Recently, IBM and Linden Lab announced a joint effort to develop new technologies and methods aimed at developing open standards for virtual worlds. The end goal? Interoperability and expanded possibilities for the web and online worlds, via a set of standards that would enable, among other things, universal avatars, objects that are portable from one world to the next, and universal protocols for transactions.
Amid a hail of marijuana leaves, boxes and a falling house thanks to griefers, Zero Linden held a conference in Second Life, covered extensively by the Second Life News Network, to discuss the collaboration and to clarify standards, announcing the formation of the new Architecture Working Group, or AWG, which invites residents to collaborate on the work at the group's wiki, which the group plans to update continually.
Explained Zero, “Interoperability means making a Second Life that can have regions run outside of Linden Lab with separate implementations and it means having agent domains that are run outside of Linden Lab with separate implementations. As far as scalability, the grid itself must scale to the number of agents, regions and online that I’ve outlined," he said.
He also clarified that IBM would not be providing any tech support or restructuring to Second Life's code, assuring residents that there would be no "swooping in of IBM engineers at the Linden Lab HQs."

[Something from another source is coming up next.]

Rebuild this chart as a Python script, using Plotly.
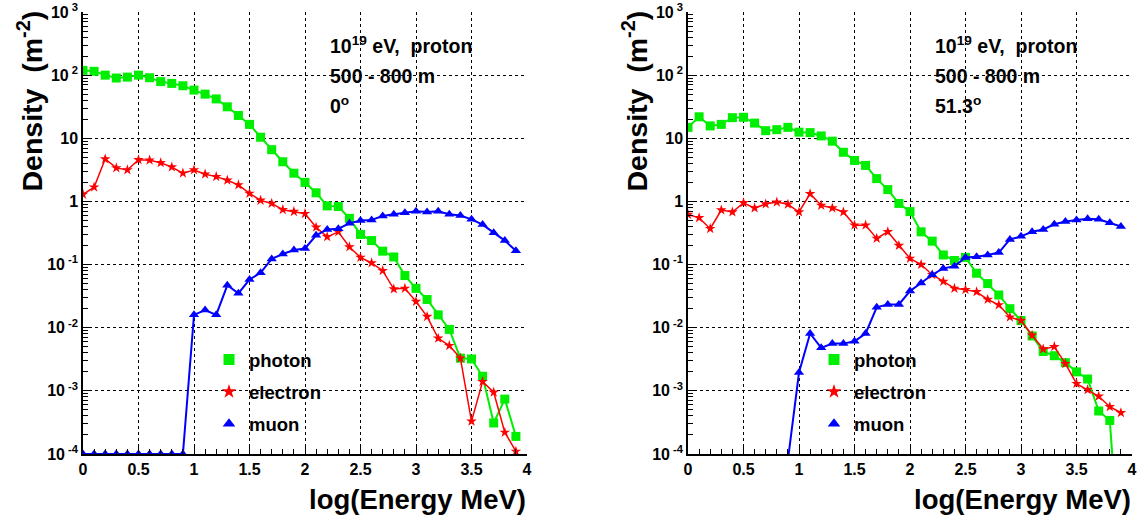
import plotly.graph_objects as go

# ---------------- data ----------------
log_energy = [0.0, 0.1, 0.2, 0.3, 0.4, 0.5, 0.6, 0.7, 0.8, 0.9,
              1.0, 1.1, 1.2, 1.3, 1.4, 1.5, 1.6, 1.7, 1.8, 1.9,
              2.0, 2.1, 2.2, 2.3, 2.4, 2.5, 2.6, 2.7, 2.8, 2.9,
              3.0, 3.1, 3.2, 3.3, 3.4, 3.5, 3.6, 3.7, 3.8, 3.9]

# zenith 0 deg
photon_0 = [119, 115, 100, 90, 93, 100, 91, 79, 74, 68,
            58, 50, 42, 31.5, 23, 16.6, 10.4, 6.6, 4.25, 2.8,
            2.0, 1.37, 0.85, 0.83, 0.54, 0.30, 0.24, 0.163, 0.132, 0.067,
            0.042, 0.028, 0.016, 0.0094, 0.0033, 0.0032, 0.0017, 0.00031, 0.00074, 0.00019]
electron_0 = [1.29, 1.68, 4.7, 3.4, 3.15, 4.57, 4.5, 4.1, 3.5, 2.8,
              3.15, 2.7, 2.47, 2.16, 1.83, 1.34, 1.04, 0.93, 0.74, 0.69,
              0.64, 0.39, 0.275, 0.33, 0.19, 0.13, 0.106, 0.080, 0.041, 0.042,
              0.026, 0.015, 0.0068, 0.0052, 0.0033, 0.00033, 0.0014, 0.00095, 0.00022, 0.00011]
muon_0 = [1e-4, 1e-4, 1e-4, 1e-4, 1e-4, 1e-4, 1e-4, 1e-4, 1e-4, 1e-4,
          0.016, 0.019, 0.016, 0.047, 0.035, 0.058, 0.074, 0.123, 0.147, 0.17,
          0.18, 0.29, 0.36, 0.37, 0.45, 0.50, 0.51, 0.59, 0.625, 0.66,
          0.70, 0.68, 0.70, 0.625, 0.60, 0.52, 0.43, 0.32, 0.24, 0.165]

# zenith 51.3 deg
photon_51 = [14.9, 21.9, 15.7, 16.6, 21.2, 21.5, 17.4, 13.2, 13.7, 14.9,
             12.5, 12.3, 10.9, 9.0, 6.0, 4.46, 3.72, 2.3, 1.54, 0.93,
             0.69, 0.33, 0.235, 0.142, 0.116, 0.13, 0.073, 0.050, 0.033, 0.020,
             0.013, 0.0074, 0.0042, 0.0036, 0.0028, 0.0020, 0.00154, 0.00048, 0.00034, 1.2e-6]
electron_51 = [0.62, 0.55, 0.37, 0.73, 0.68, 0.95, 0.785, 0.91, 0.975, 0.90,
               0.68, 1.32, 0.865, 0.785, 0.68, 0.42, 0.42, 0.26, 0.33, 0.20,
               0.125, 0.10, 0.069, 0.054, 0.042, 0.040, 0.037, 0.028, 0.023, 0.0147,
               0.013, 0.0076, 0.0046, 0.0050, 0.0027, 0.0013, 0.00104, 0.00082, 0.00056, 0.00045]
muon_51 = [None, None, None, None, None, None, None, None, None, 8e-5,
           0.00195, 0.0081, 0.0048, 0.0056, 0.0056, 0.0061, 0.0081, 0.021, 0.0234, 0.0234,
           0.038, 0.051, 0.069, 0.087, 0.094, 0.13, 0.133, 0.142, 0.155, 0.25,
           0.28, 0.33, 0.36, 0.435, 0.48, 0.51, 0.53, 0.52, 0.46, 0.40]

angle_labels = ["0<sup>o</sup>", "51.3<sup>o</sup>"]
x_tick_vals = [0, 0.5, 1, 1.5, 2, 2.5, 3, 3.5, 4]
x_tick_text = ["0", "0.5", "1", "1.5", "2", "2.5", "3", "3.5", "4"]
y_tick_vals = [1e-4, 1e-3, 1e-2, 1e-1, 1, 10, 100, 1000]
y_tick_text = ["10<sup> -4</sup>", "10<sup> -3</sup>", "10<sup> -2</sup>", "10<sup> -1</sup>",
               "1", "10", "10<sup> 2</sup>", "10<sup> 3</sup>"]

# ---------------- layout helpers ----------------
W, H = 1141, 518
FONT = "Liberation Sans, Arial, Helvetica, sans-serif"
GREEN, RED, BLUE = "#00ee00", "#ff0000", "#0000ff"

def px(xp):
    return xp / W

def py(yp):
    return 1 - yp / H

panels = [
    dict(x0=83, x1=527, photon=photon_0, electron=electron_0, muon=muon_0, angle=angle_labels[0]),
    dict(x0=688, x1=1132, photon=photon_51, electron=electron_51, muon=muon_51, angle=angle_labels[1]),
]
PLOT_TOP, PLOT_BOT = 12, 454

series_style = [
    ("photon", GREEN, 2.0, "square", 9, 11),
    ("electron", RED, 1.5, "star", 8, 11),
    ("muon", BLUE, 2.0, "triangle-up", 9, 11),
]

fig = go.Figure()
annotations = []
minor_y = [m * 10.0 ** e for e in range(-4, 3) for m in range(2, 10)]

for i, p in enumerate(panels):
    xa = "x" if i == 0 else "x2"
    ya = "y" if i == 0 else "y2"
    lg = "legend" if i == 0 else "legend2"
    for name, col, lw, sym, msize, lsize in series_style:
        yvals = p[name]
        # connecting line + markers on the plot (not in legend)
        fig.add_trace(go.Scatter(x=log_energy, y=yvals, xaxis=xa, yaxis=ya, mode="lines+markers",
                                 showlegend=False, line=dict(color=col, width=lw),
                                 marker=dict(symbol=sym, size=msize, color=col)))
        # legend entry: marker only
        fig.add_trace(go.Scatter(x=[None], y=[None], xaxis=xa, yaxis=ya, mode="markers",
                                 name=name, legend=lg, legendgroup="%s%d" % (name, i),
                                 marker=dict(symbol=sym, size=lsize, color=col)))

    axis_common = dict(showline=True, linecolor="black", linewidth=1.5, mirror=False,
                       ticks="inside", tickcolor="black", tickwidth=1, automargin=False,
                       showgrid=True, gridcolor="black", gridwidth=1, griddash="dot",
                       zeroline=False,
                       tickfont=dict(family=FONT, size=16, color="black", weight="bold"))
    xaxis = dict(axis_common, domain=[px(p["x0"]), px(p["x1"])], range=[0, 4],
                 tickmode="array", tickvals=x_tick_vals, ticktext=x_tick_text, ticklen=9,
                 minor=dict(ticks="inside", ticklen=5, dtick=0.1, tick0=0, tickcolor="black", showgrid=False),
                 anchor=ya)
    yaxis = dict(axis_common, domain=[py(PLOT_BOT), py(PLOT_TOP)], type="log", range=[-4, 3],
                 tickmode="array", tickvals=y_tick_vals, ticktext=y_tick_text, ticklen=9,
                 minor=dict(ticks="inside", ticklen=5, tickmode="array", tickvals=minor_y,
                            tickcolor="black", showgrid=False),
                 anchor=xa)
    if i == 0:
        fig.update_layout(xaxis=xaxis, yaxis=yaxis)
    else:
        fig.update_layout(xaxis2=xaxis, yaxis2=yaxis)

    leg = dict(x=px(p["x0"] + 126), y=py(341), xanchor="left", yanchor="top",
               bgcolor="rgba(0,0,0,0)", borderwidth=0, tracegroupgap=5,
               font=dict(family=FONT, size=18.5, color="black", weight="bold"),
               itemsizing="trace", itemwidth=30)
    if i == 0:
        fig.update_layout(legend=leg)
    else:
        fig.update_layout(legend2=leg)

    tx = px(p["x0"] + 245)
    for txt, yp in [("10<sup>19</sup> eV,  proton", 45), ("500 - 800 m", 76), (p["angle"], 105)]:
        annotations.append(dict(text=txt, x=tx, y=py(yp), xref="paper", yref="paper",
                                xanchor="left", yanchor="middle", showarrow=False,
                                font=dict(family=FONT, size=19.5, color="black", weight="bold")))
    # axis titles
    annotations.append(dict(text="log(Energy MeV)", x=px(p["x1"] + 1), y=py(499), xref="paper", yref="paper",
                            xanchor="right", yanchor="middle", showarrow=False,
                            font=dict(family=FONT, size=27.5, color="black", weight="bold")))
    annotations.append(dict(text="Density  (m<sup>-2</sup>)", x=px(p["x0"] - 52), y=py(PLOT_TOP - 3),
                            xref="paper", yref="paper", textangle=-90,
                            xanchor="center", yanchor="top", showarrow=False,
                            font=dict(family=FONT, size=28.5, color="black", weight="bold")))

fig.update_layout(width=W, height=H, margin=dict(l=0, r=0, t=0, b=0),
                  paper_bgcolor="white", plot_bgcolor="white",
                  annotations=annotations, showlegend=True)

fig.write_html("out.html", config={"displayModeBar": False},
               post_script="document.body.style.margin='0px';")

"The AWG is on the one hand a much less ambitious effort, and on the other, the biggest thing that could happen in SL. It is less ambitious in that it is tackling only one view of what will be an Internet-wide Metaverse: take SL and make it work with 60 million regions, most run by non-LL entities. On the other hand, it is a much more concrete objective than other groups may be contemplating at this time,” Zero stated.